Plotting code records
◆ ◆ ◆ ◆
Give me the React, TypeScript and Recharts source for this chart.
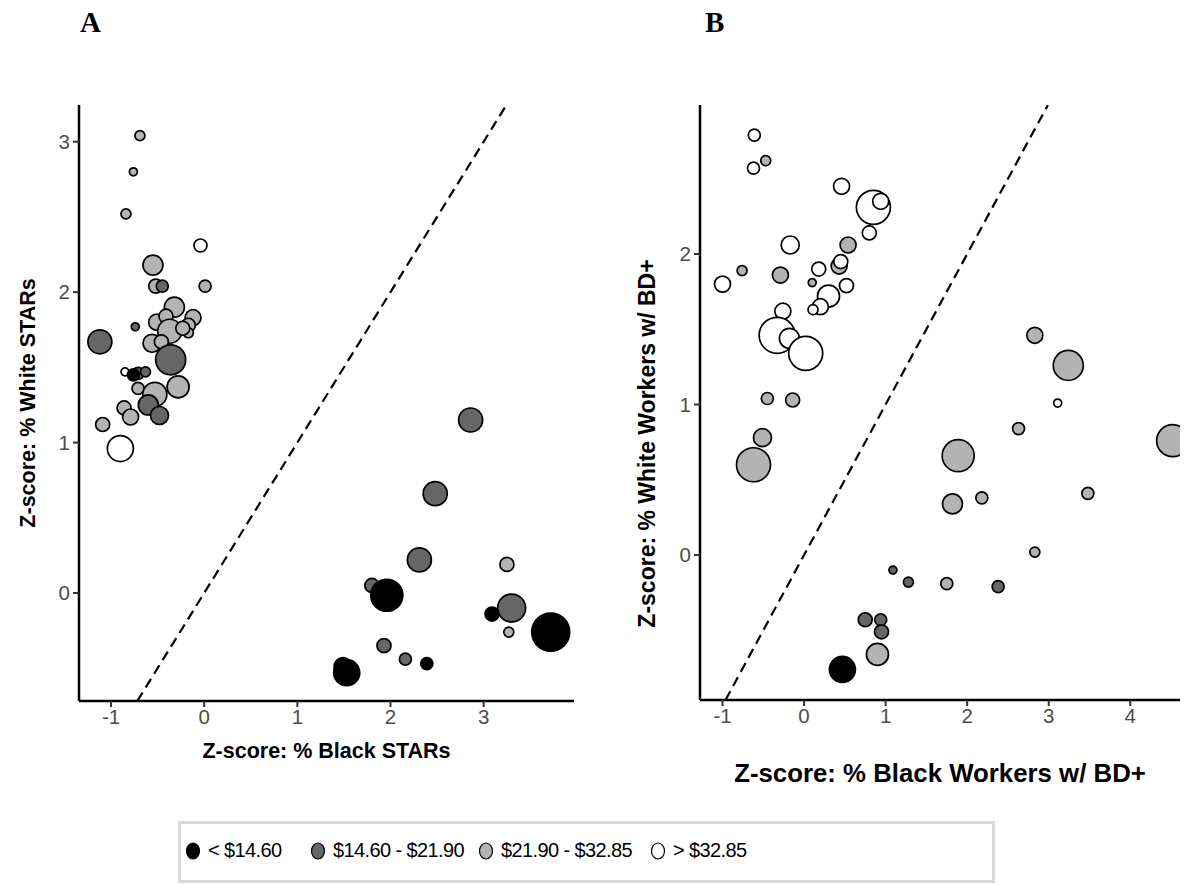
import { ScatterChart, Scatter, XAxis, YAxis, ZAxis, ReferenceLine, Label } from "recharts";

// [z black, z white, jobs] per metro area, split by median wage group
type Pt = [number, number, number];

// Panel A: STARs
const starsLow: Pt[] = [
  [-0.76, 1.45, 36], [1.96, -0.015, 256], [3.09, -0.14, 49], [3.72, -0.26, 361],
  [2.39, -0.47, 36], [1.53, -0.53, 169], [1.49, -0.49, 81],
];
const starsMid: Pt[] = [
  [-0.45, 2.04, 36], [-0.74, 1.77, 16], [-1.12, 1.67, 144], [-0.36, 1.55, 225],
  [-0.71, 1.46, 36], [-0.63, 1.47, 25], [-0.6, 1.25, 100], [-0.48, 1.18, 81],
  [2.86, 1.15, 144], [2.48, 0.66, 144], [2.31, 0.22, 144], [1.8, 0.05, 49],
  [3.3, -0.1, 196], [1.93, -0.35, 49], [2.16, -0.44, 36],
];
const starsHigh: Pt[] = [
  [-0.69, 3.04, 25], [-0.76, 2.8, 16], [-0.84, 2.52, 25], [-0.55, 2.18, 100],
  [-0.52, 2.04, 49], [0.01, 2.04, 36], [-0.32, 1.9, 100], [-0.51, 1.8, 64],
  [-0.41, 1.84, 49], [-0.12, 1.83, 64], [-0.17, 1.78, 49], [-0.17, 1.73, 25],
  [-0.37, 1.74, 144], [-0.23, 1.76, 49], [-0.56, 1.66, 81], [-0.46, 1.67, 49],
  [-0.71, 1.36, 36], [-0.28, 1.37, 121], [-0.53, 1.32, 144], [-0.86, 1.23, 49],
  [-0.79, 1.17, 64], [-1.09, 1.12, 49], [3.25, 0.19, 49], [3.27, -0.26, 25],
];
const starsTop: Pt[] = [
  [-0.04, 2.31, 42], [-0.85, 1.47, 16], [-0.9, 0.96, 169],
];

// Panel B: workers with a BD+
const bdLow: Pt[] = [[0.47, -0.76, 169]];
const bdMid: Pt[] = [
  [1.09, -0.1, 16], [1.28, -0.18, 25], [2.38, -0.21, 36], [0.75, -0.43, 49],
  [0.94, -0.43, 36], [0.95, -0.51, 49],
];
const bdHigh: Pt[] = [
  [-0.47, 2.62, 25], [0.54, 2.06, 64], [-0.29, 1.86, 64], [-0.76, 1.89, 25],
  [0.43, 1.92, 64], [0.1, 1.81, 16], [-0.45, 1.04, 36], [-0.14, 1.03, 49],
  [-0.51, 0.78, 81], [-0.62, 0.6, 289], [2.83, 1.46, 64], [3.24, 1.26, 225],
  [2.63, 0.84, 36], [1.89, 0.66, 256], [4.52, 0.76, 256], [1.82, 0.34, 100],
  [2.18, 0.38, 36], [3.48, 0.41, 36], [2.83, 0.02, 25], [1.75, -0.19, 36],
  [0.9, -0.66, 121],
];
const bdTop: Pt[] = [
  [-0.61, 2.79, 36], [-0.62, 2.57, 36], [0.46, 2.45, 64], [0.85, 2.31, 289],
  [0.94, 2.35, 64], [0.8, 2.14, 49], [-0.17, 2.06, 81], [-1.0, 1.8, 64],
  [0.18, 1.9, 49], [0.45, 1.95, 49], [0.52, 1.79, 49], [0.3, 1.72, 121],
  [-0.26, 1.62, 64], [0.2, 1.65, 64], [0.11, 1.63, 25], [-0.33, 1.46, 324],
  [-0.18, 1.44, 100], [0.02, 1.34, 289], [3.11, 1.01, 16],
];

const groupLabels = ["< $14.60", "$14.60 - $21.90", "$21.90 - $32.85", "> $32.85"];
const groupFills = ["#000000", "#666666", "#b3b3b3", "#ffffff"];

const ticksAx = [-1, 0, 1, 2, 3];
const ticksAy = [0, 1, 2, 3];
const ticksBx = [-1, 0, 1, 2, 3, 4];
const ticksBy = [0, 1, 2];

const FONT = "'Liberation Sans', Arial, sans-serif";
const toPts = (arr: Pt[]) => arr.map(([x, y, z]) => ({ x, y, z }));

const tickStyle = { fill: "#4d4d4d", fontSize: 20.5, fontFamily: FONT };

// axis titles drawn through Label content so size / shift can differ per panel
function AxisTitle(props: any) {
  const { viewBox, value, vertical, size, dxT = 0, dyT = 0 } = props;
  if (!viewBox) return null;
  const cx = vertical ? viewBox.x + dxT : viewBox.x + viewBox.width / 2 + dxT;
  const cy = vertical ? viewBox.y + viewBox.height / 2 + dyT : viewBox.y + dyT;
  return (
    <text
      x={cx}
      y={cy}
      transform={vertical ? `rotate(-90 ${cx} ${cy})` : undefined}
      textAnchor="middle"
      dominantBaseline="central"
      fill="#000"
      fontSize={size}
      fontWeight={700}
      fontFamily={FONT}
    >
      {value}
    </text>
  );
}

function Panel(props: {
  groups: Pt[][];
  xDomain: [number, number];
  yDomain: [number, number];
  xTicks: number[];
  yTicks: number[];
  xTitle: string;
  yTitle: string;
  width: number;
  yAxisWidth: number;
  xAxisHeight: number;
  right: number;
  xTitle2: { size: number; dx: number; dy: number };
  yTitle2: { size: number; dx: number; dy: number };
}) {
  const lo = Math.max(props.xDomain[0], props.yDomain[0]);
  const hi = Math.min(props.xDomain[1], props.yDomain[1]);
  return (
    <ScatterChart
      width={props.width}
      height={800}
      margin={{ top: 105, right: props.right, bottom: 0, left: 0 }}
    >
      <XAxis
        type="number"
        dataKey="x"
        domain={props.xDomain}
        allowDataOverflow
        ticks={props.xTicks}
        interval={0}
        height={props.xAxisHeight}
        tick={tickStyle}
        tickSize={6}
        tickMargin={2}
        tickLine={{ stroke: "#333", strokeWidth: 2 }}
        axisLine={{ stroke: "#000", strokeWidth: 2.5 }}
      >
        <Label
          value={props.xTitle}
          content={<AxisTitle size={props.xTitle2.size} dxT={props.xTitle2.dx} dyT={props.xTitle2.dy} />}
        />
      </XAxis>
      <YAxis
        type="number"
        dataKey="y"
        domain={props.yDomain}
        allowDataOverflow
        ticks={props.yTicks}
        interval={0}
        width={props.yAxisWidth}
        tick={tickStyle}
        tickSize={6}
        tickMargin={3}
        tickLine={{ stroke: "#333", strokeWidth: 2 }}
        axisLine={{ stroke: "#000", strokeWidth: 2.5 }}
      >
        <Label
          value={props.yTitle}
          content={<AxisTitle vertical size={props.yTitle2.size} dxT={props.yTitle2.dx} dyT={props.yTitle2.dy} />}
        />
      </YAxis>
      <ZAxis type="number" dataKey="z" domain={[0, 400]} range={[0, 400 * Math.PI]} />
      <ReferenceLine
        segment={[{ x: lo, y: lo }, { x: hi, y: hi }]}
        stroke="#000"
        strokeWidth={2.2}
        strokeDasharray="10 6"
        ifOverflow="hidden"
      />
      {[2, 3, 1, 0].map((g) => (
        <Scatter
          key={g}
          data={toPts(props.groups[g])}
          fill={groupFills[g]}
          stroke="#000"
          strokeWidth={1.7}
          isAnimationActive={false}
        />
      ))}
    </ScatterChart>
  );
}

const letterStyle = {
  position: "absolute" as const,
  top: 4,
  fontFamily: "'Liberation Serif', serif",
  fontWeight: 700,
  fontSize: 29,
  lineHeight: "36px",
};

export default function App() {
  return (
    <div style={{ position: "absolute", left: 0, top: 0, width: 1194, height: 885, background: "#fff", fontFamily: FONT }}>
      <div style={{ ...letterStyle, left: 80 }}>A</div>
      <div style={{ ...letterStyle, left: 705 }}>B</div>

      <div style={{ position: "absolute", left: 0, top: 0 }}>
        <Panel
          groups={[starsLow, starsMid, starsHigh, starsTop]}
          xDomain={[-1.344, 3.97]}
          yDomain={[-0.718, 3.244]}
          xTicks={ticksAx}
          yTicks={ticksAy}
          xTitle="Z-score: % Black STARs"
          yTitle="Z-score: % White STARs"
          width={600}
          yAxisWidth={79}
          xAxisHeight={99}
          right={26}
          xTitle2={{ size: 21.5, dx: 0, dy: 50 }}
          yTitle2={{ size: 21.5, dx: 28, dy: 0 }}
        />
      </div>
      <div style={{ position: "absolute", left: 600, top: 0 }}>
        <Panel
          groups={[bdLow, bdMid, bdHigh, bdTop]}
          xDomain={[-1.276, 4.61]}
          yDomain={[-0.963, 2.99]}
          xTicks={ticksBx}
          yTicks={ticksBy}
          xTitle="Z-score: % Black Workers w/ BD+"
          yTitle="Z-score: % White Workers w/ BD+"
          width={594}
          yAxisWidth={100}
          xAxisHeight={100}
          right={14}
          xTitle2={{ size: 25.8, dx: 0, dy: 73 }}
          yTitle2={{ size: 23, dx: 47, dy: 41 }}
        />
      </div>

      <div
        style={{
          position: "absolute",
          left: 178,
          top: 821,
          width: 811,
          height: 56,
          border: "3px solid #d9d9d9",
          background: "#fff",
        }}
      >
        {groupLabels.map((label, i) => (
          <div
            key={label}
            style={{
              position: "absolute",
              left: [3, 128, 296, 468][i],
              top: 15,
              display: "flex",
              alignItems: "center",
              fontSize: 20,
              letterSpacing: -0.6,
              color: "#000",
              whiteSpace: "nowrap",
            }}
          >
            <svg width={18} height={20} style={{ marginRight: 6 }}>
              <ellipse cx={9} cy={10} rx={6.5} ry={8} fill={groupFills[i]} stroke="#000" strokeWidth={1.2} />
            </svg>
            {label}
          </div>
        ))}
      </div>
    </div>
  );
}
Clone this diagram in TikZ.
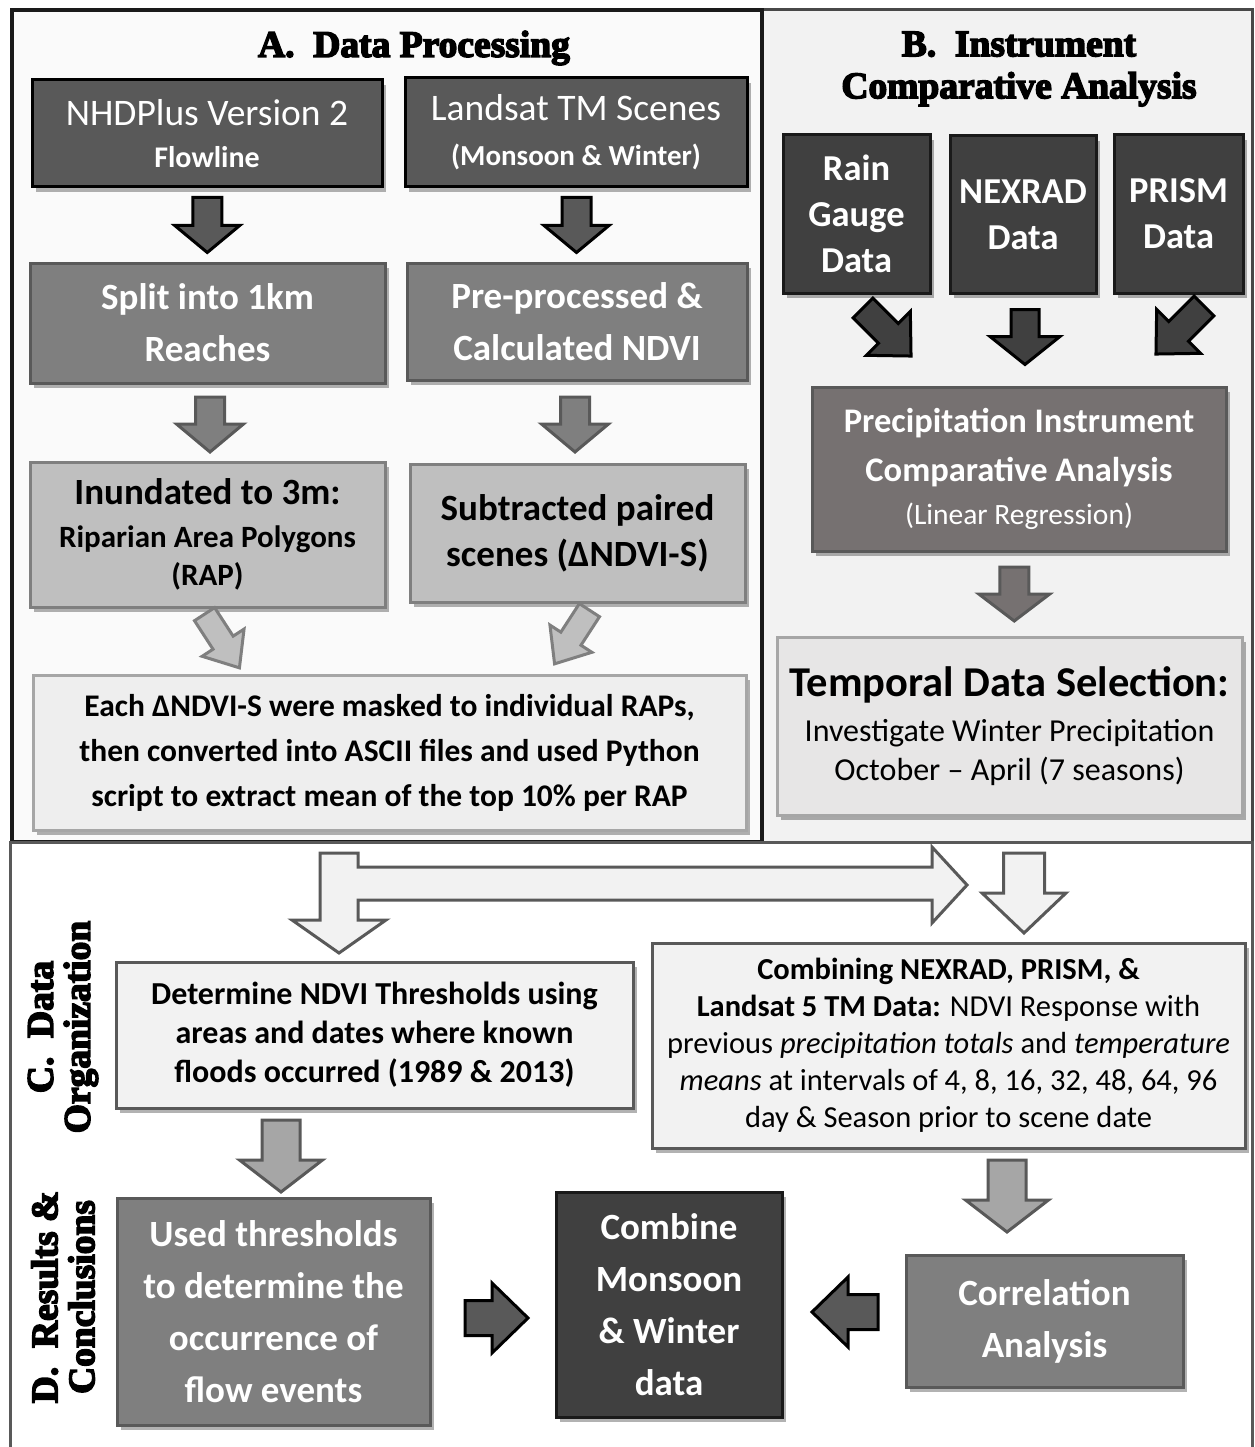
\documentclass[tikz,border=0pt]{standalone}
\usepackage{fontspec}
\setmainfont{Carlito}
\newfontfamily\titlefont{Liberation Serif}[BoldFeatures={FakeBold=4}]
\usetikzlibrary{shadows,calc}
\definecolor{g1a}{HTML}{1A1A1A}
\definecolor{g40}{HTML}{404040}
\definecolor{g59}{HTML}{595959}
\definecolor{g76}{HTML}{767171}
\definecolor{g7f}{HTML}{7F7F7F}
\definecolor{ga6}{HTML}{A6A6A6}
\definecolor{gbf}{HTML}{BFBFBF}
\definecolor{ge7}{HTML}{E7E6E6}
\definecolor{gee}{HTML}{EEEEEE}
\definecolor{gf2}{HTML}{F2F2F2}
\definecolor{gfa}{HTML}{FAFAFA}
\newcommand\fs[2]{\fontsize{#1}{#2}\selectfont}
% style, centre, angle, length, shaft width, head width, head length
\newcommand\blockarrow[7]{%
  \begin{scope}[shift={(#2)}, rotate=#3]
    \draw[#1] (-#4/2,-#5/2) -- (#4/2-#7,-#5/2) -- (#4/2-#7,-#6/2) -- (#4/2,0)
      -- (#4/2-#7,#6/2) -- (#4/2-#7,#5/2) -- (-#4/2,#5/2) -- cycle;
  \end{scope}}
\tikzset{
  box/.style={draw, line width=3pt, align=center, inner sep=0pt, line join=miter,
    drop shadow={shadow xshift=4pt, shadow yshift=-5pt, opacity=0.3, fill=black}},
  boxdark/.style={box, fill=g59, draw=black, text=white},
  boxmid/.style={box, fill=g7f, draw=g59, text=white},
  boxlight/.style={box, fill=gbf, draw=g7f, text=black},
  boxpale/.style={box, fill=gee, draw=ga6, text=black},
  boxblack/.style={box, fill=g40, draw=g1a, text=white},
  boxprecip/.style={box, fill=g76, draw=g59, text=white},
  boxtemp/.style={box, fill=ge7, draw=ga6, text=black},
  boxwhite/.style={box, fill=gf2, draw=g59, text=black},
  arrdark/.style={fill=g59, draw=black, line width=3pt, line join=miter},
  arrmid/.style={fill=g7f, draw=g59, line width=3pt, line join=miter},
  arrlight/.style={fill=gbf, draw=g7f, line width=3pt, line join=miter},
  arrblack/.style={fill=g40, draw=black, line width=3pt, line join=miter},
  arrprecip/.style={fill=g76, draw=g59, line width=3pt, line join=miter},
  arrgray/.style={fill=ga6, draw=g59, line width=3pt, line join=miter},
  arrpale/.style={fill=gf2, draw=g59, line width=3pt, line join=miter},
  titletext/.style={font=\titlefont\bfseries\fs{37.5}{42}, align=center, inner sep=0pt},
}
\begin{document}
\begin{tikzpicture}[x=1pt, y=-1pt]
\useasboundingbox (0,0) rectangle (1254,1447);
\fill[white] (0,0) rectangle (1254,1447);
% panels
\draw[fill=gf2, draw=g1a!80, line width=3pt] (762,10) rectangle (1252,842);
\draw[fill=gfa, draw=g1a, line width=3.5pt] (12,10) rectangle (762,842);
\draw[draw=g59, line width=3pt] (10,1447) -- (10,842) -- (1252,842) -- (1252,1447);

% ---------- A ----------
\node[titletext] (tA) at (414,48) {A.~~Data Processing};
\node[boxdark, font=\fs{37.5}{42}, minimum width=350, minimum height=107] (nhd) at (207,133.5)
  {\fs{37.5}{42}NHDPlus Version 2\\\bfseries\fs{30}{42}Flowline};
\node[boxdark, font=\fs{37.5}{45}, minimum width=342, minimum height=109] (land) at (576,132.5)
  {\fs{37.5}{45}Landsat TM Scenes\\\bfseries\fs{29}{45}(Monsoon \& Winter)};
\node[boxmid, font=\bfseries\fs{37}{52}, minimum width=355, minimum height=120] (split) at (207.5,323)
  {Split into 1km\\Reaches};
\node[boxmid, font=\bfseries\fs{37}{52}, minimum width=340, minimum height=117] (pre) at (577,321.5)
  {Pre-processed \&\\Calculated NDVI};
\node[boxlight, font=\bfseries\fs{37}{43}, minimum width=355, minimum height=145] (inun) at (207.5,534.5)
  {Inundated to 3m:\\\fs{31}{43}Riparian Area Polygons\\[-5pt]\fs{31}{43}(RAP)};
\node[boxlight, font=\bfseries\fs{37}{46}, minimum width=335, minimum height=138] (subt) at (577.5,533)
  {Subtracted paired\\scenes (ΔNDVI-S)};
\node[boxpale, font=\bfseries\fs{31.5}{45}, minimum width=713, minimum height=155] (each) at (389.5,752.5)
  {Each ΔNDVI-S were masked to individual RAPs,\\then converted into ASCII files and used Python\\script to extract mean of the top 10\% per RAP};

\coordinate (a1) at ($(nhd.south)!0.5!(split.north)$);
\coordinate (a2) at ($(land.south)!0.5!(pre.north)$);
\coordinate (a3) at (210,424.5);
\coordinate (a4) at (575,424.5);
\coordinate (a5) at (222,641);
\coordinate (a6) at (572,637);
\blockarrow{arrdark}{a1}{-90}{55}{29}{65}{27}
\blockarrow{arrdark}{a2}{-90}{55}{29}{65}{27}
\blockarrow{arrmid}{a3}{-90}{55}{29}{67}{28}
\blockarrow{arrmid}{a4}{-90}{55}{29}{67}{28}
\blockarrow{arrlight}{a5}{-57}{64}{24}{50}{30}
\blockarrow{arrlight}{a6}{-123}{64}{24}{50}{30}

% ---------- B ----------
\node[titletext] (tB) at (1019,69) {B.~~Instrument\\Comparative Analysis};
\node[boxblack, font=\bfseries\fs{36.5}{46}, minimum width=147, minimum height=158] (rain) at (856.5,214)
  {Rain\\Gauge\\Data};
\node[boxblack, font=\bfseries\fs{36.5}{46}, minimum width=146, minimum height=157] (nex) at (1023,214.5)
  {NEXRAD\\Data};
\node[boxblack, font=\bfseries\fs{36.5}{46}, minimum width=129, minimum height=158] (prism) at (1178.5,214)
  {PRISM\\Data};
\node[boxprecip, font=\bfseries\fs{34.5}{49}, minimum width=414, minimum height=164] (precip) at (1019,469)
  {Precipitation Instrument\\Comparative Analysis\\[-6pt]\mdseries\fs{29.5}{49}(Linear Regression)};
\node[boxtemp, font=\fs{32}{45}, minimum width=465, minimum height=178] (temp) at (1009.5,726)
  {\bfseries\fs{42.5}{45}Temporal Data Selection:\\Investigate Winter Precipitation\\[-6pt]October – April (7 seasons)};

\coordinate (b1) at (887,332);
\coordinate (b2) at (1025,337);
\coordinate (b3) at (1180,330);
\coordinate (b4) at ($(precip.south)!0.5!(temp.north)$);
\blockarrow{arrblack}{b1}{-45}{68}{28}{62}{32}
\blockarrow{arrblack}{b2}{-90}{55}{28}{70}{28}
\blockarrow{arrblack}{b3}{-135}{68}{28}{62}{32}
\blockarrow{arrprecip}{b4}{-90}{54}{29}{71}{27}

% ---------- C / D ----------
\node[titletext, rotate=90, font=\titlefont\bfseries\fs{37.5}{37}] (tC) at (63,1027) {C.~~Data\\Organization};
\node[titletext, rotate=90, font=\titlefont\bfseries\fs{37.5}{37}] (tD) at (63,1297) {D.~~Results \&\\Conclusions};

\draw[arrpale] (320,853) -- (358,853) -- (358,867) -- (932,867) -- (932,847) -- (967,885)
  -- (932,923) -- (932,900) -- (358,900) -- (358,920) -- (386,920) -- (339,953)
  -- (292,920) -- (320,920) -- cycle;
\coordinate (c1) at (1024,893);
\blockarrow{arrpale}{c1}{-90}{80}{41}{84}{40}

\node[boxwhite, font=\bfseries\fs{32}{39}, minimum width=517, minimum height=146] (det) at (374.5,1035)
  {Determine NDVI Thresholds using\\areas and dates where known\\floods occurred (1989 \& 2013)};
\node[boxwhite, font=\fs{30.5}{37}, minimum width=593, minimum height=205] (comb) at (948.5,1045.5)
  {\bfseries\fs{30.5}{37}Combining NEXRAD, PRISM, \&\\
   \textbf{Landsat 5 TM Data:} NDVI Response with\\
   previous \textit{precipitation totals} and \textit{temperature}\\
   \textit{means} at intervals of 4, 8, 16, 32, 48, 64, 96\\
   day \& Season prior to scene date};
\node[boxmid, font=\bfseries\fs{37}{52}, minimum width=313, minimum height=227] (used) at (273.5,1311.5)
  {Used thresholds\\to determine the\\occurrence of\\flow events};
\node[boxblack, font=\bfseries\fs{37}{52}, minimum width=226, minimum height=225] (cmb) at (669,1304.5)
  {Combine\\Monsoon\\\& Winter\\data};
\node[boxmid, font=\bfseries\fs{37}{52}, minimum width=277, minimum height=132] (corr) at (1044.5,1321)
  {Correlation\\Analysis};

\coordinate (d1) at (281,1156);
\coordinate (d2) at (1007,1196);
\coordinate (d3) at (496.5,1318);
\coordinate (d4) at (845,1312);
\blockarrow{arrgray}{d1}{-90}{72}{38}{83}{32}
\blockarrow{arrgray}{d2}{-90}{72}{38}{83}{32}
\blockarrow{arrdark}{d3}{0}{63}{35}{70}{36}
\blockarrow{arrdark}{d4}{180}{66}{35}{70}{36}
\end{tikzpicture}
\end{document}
◆ ◆ ◆ ◆
• [TASK DESCRIPTION] Return nothing but the lines running from the start of the data to the line with "type Pt = [number, number, number];", please, both ends included and no pictures.

• [FINAL RESULT]
Give me the React, TypeScript and Recharts source for this chart.
import { ScatterChart, Scatter, XAxis, YAxis, ZAxis, ReferenceLine, Label } from "recharts";

// [z black, z white, jobs] per metro area, split by median wage group
type Pt = [number, number, number];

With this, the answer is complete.